Todd left the answer there, saying, "We'll see if Mr. Roush liked that answer or not."

About the Obama administration's Iran nuclear deal, Carson said, "It is perhaps the worst deal in the history of the United States."

Todd also asked Carson what he expects from the "Voters First" Republican Forum debate to be held Monday.

"Well, I hope that people will get an opportunity to see who I really am, not who other people have said that I am," Carson said. "And will have an opportunity to actually see what I think about a variety of subjects. You know, I have a tendency to be asked about medical things. And very seldom do I get asked about, you know, other types of political things that are important."

More than a dozen Republican presidential candidates are expected to take part in the debate in Manchester, New Hampshire, on Thursday.

During the interview, Todd referred to Carson as "the other non-politician who's been breaking through."

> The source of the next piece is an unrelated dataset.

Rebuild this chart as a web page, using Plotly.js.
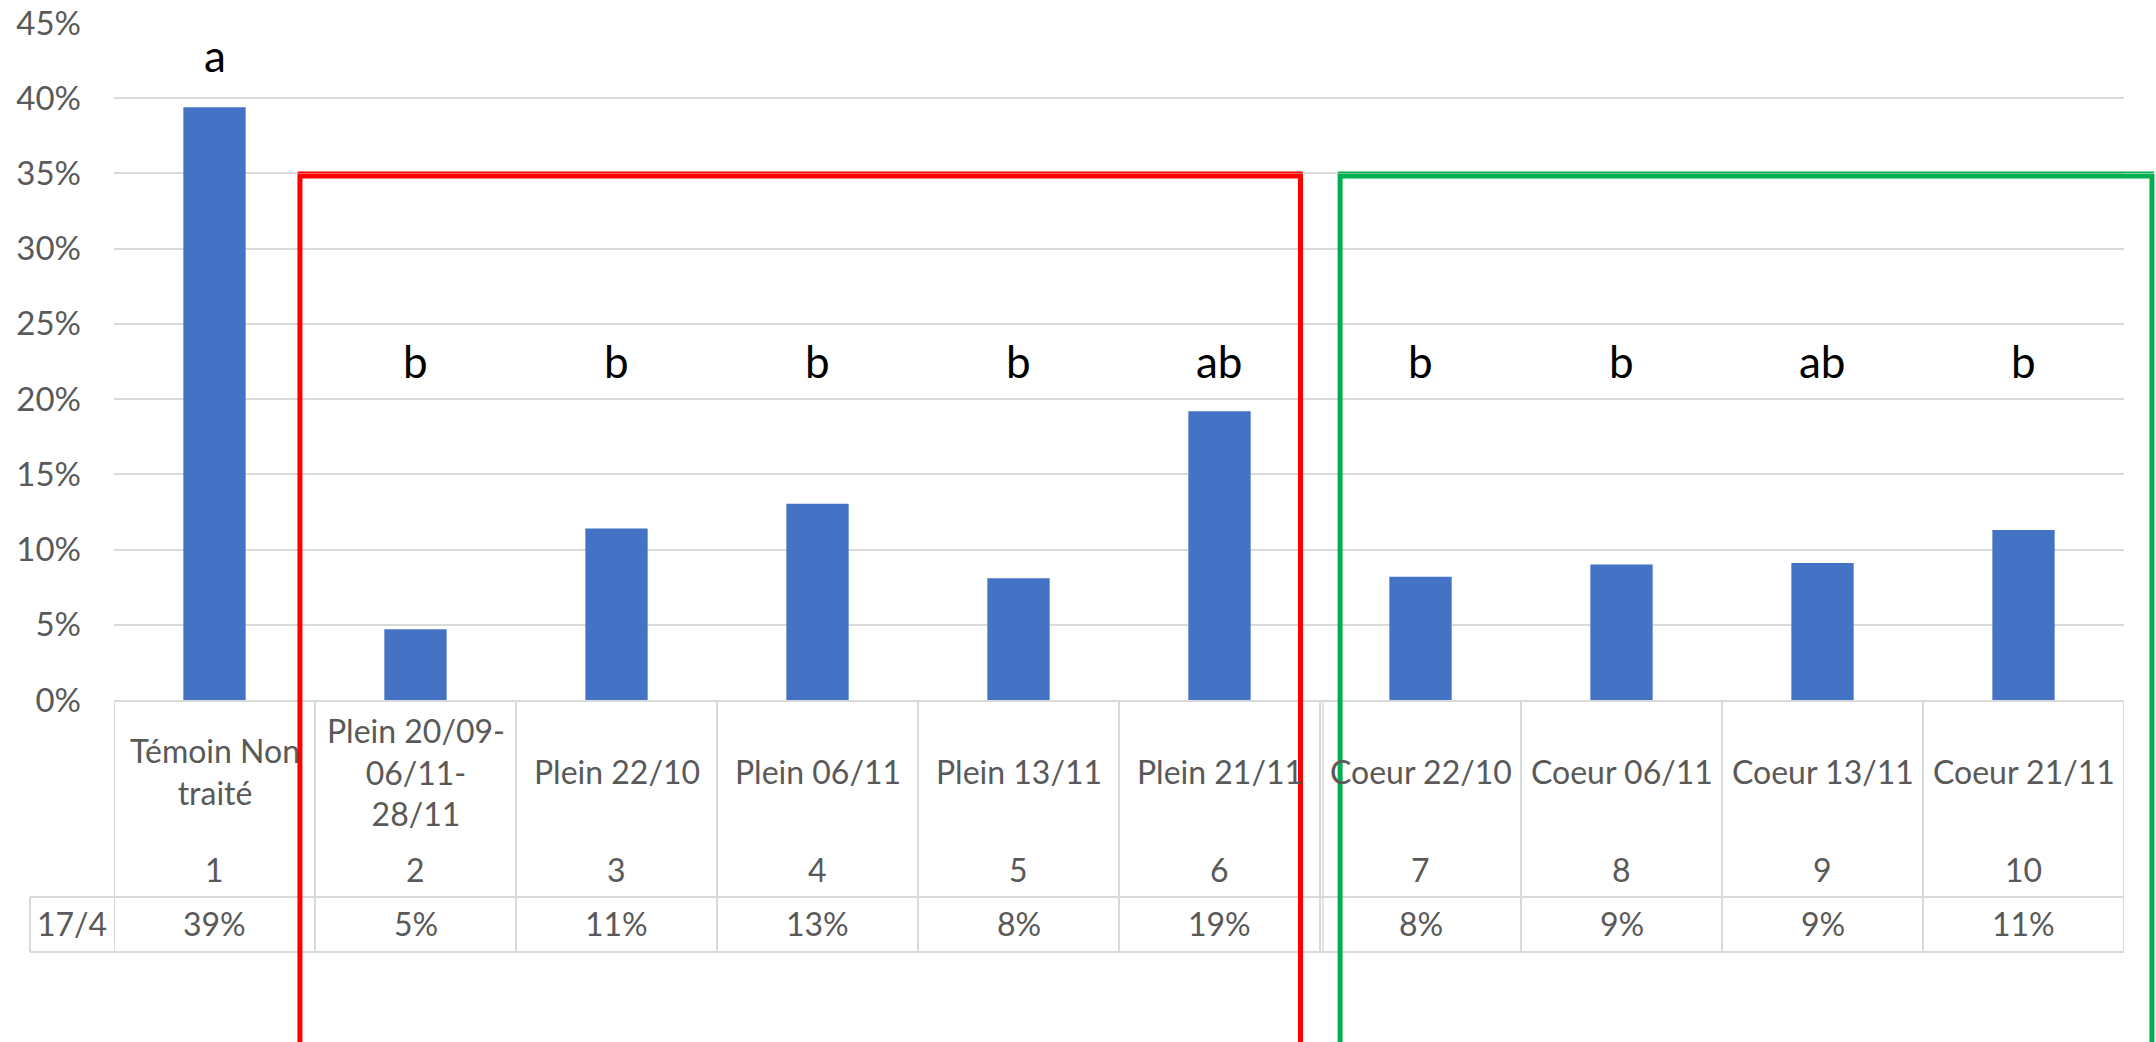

"I think it's a tremendous help," Carson said, about his lack of political background. "It's a tremendous aid because fewer people are talking about my lack of political experience now. And that's good because, you know, experience can come from a variety of different places. And certainly the life that you have led, you know, in my case, you know, solving complex problems, being involved in corporate America, starting a national nonprofit, you get an enormous amount of experience doing these things, particularly in solving problems. And, you know, it's an erroneous thought that only political experience is expedient."